Le déficit n’est pas tant institutionnel que dans l’absence d’actions et de programmes préventifs et d’éducation sanitaires appropriées aux situations diverses, y compris l’accompagnement des aidants naturels pour leur permettre de mieux s’acquitter de la prise en charge de leurs parents âgés, particulièrement lorsqu’ils sont sévèrement concernés par des atteintes aux effets dramatiques comme les troubles neurologiques de type Alzheimer par exemple.
- Des difficultés concernant une libre circulation : Dans les termes de la recommandation votée par l’ensemble du Comité des ministres européens en 2011, nous avons insisté sur le droit à une libre circulation sans conditions des immigrés âgés particulièrement les originaires des pays tiers, entre les pays de résidence et les pays d’origine, convaincu que leur équilibre reposait désormais dans cette façon de vivre.

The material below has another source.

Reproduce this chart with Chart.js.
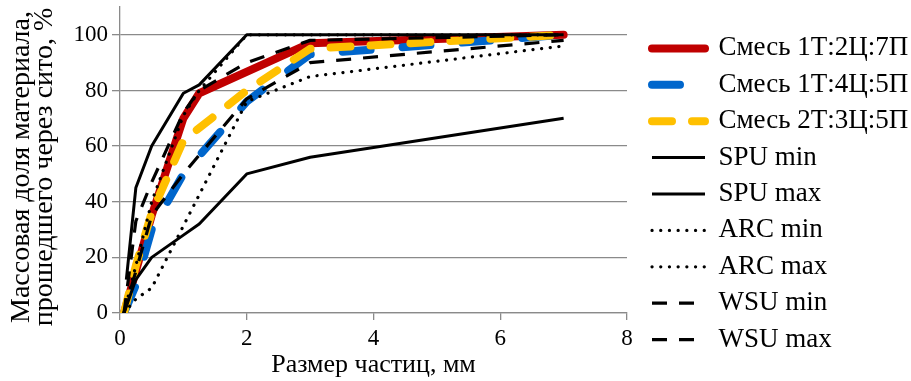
<!DOCTYPE html>
<html>
<head>
<meta charset="utf-8">
<script src="https://cdn.jsdelivr.net/npm/chart.js@4/dist/chart.umd.min.js"></script>
<style>
  html, body { margin: 0; padding: 0; background: #ffffff; }
  #wrap { width: 911px; height: 381px; }
</style>
</head>
<body>
<div id="wrap"><canvas id="c" width="911" height="381"></canvas></div>
<script>
// ---- data ----
const seriesLabels = ['Смесь 1Т:2Ц:7П', 'Смесь 1Т:4Ц:5П', 'Смесь 2Т:3Ц:5П',
  'SPU min', 'SPU max', 'ARC min', 'ARC max', 'WSU min', 'WSU max'];

const mix1X = [0.063, 0.5, 1, 1.25, 3, 7];
const mix1Y = [0, 35, 70, 79, 97, 100];

const mix2X = [0.063, 0.25, 0.5, 1, 2, 3, 7];
const mix2Y = [0, 10, 30, 50, 76, 93, 100];

const mix3X = [0.063, 0.25, 0.5, 1, 2, 3, 7];
const mix3Y = [0, 17, 36, 62, 80, 95, 100];

const spuMinX = [0.063, 0.25, 0.5, 1, 1.25, 2, 3, 7];
const spuMinY = [0, 12, 20, 28, 32, 50, 56, 70];

const spuMaxX = [0.1, 0.25, 0.5, 1, 1.25, 2, 7];
const spuMaxY = [12, 45, 60, 79, 82, 100, 100];

const arcMinX = [0.063, 0.25, 0.5, 2, 3, 7];
const arcMinY = [0, 5, 9, 76, 85, 96];

const arcMaxX = [0.063, 0.25, 0.5, 1, 1.25, 2, 7];
const arcMaxY = [0, 17, 40, 71, 80, 100, 100];

const wsuMinX = [0.063, 0.25, 0.5, 0.63, 1, 2, 3, 7];
const wsuMinY = [0, 15, 35, 39, 50, 77, 90, 98];

const wsuMaxX = [0.063, 0.25, 0.5, 1, 1.25, 2, 3, 7];
const wsuMaxY = [0, 33, 47, 72, 80, 90, 98, 100];

const xTicks = [0, 2, 4, 6, 8];
const yTicks = [0, 20, 40, 60, 80, 100];

const xTitle = 'Размер частиц, мм';
const yTitle = ['Массовая доля материала,  ', 'прошедшего через сито, %  '];

function pts(xs, ys) { return xs.map((x, i) => ({ x: x, y: ys[i] })); }

const FONT = "'Liberation Serif', 'Times New Roman', serif";
const GRID = '#8a8a8a';

const styles = [
  { color: '#C00000', width: 8, dash: [], cap: 'round' },
  { color: '#0066CC', width: 8, dash: [28, 32], cap: 'round' },
  { color: '#FFC000', width: 8, dash: [20, 20], cap: 'round' },
  { color: '#000000', width: 3, dash: [], cap: 'butt' },
  { color: '#000000', width: 3, dash: [], cap: 'butt' },
  { color: '#000000', width: 3.2, dash: [0.1, 8.6], cap: 'round' },
  { color: '#000000', width: 3.2, dash: [0.1, 8.6], cap: 'round' },
  { color: '#000000', width: 3.2, dash: [15, 12], cap: 'butt' },
  { color: '#000000', width: 3.2, dash: [15, 12], cap: 'butt' }
];
const dataPairs = [
  [mix1X, mix1Y], [mix2X, mix2Y], [mix3X, mix3Y],
  [spuMinX, spuMinY], [spuMaxX, spuMaxY],
  [arcMinX, arcMinY], [arcMaxX, arcMaxY],
  [wsuMinX, wsuMinY], [wsuMaxX, wsuMaxY]
];

const datasets = dataPairs.map((p, i) => ({
  label: seriesLabels[i],
  data: pts(p[0], p[1]),
  borderColor: styles[i].color,
  backgroundColor: styles[i].color,
  borderWidth: styles[i].width,
  borderDash: styles[i].dash,
  borderCapStyle: styles[i].cap,
  borderJoinStyle: 'round',
  pointRadius: 0,
  pointHoverRadius: 0,
  tension: 0,
  fill: false,
  order: dataPairs.length - i
}));

// place the legend box a little to the right of the plot area
const legendShift = {
  id: 'legendShift',
  afterLayout(chart) {
    const lg = chart.legend;
    if (lg) {
      lg.left = 642.6;
      lg.right = 911;
      lg.width = lg.right - lg.left;
    }
  }
};

new Chart(document.getElementById('c'), {
  type: 'line',
  data: { datasets: datasets },
  plugins: [legendShift],
  options: {
    responsive: false,
    animation: false,
    devicePixelRatio: 1,
    layout: { padding: { top: 7, left: 0, right: 0, bottom: 0 } },
    plugins: {
      tooltip: { enabled: false },
      legend: {
        position: 'right',
        align: 'center',
        maxWidth: 284,
        labels: {
          usePointStyle: true,
          pointStyle: 'line',
          pointStyleWidth: 53,
          boxWidth: 53,
          boxHeight: 27,
          padding: 9.4,
          color: '#000',
          font: { family: FONT, size: 27 },
          sort: (a, b) => a.datasetIndex - b.datasetIndex,
          generateLabels: (chart) => {
            const items = Chart.defaults.plugins.legend.labels.generateLabels(chart);
            items.forEach((it) => {
              const ds = chart.data.datasets[it.datasetIndex];
              it.lineDash = ds.borderDash;
              it.lineCap = ds.borderCapStyle;
              it.lineWidth = ds.borderWidth;
              it.strokeStyle = ds.borderColor;
              it.fillStyle = ds.borderColor;
              it.pointStyle = 'line';
            });
            return items;
          }
        }
      }
    },
    scales: {
      x: {
        type: 'linear',
        min: 0, max: 8,
        afterBuildTicks: (s) => { s.ticks = xTicks.map(v => ({ value: v })); },
        afterFit: (s) => { s.height = 68; s.paddingRight = 284; },
        border: { color: GRID, width: 1.3 },
        grid: { drawOnChartArea: false, drawTicks: true, tickLength: 7, color: GRID, lineWidth: 1.3 },
        ticks: { color: '#000', font: { family: FONT, size: 23 }, padding: 5, maxRotation: 0 },
        title: { display: true, text: xTitle, color: '#000', font: { family: FONT, size: 26 }, padding: { top: 0, bottom: 0 } }
      },
      y: {
        type: 'linear',
        min: 0, max: 110,
        afterBuildTicks: (s) => { s.ticks = yTicks.map(v => ({ value: v })); },
        afterFit: (s) => { s.width = 120; s.paddingTop = 0; },
        border: { color: GRID, width: 1.3 },
        grid: { drawOnChartArea: true, drawTicks: true, tickLength: 8, color: GRID, lineWidth: 1.3 },
        ticks: { color: '#000', font: { family: FONT, size: 23 }, padding: 4 },
        title: { display: true, text: yTitle, color: '#000', font: { family: FONT, size: 28, lineHeight: 0.83 }, padding: { top: 10, bottom: 13 } }
      }
    }
  }
});
</script>
</body>
</html>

Cette épée de Damoclès mise sur la tête de bon nombre, les mets en grande difficulté pour pouvoir continuer à percevoir des droits légitimes.
- Serions-nous surpris que la question des femmes marocaines retraitées reste encore une inconnue sociologique mais qui recèle à travers les rares et premiers constats dont nous disposons de difficultés majorées et aggravées en raison de l’absence de carrières professionnelles et donc de prétention légitime à des droits acquis. La grande majorité est versée dans les mécanismes de solidarité des pays de résidence et par conséquent relèvent d’emblée des publics fragiles, précaires et désargentés.
Si nos programmes et nos actions menées en direction des jeunes, visent à nourrir leur identité et établir un lien avec leur pays d’origine ou celui de leurs parents, les initiatives en direction des plus âgées sont dictées par une reconnaissance juste à tous ces Pionniers pour tout ce qu’ils ont accompli silencieusement. L’histoire et les générations jugerons ce qui a été fait ou non pour leur faciliter la vie.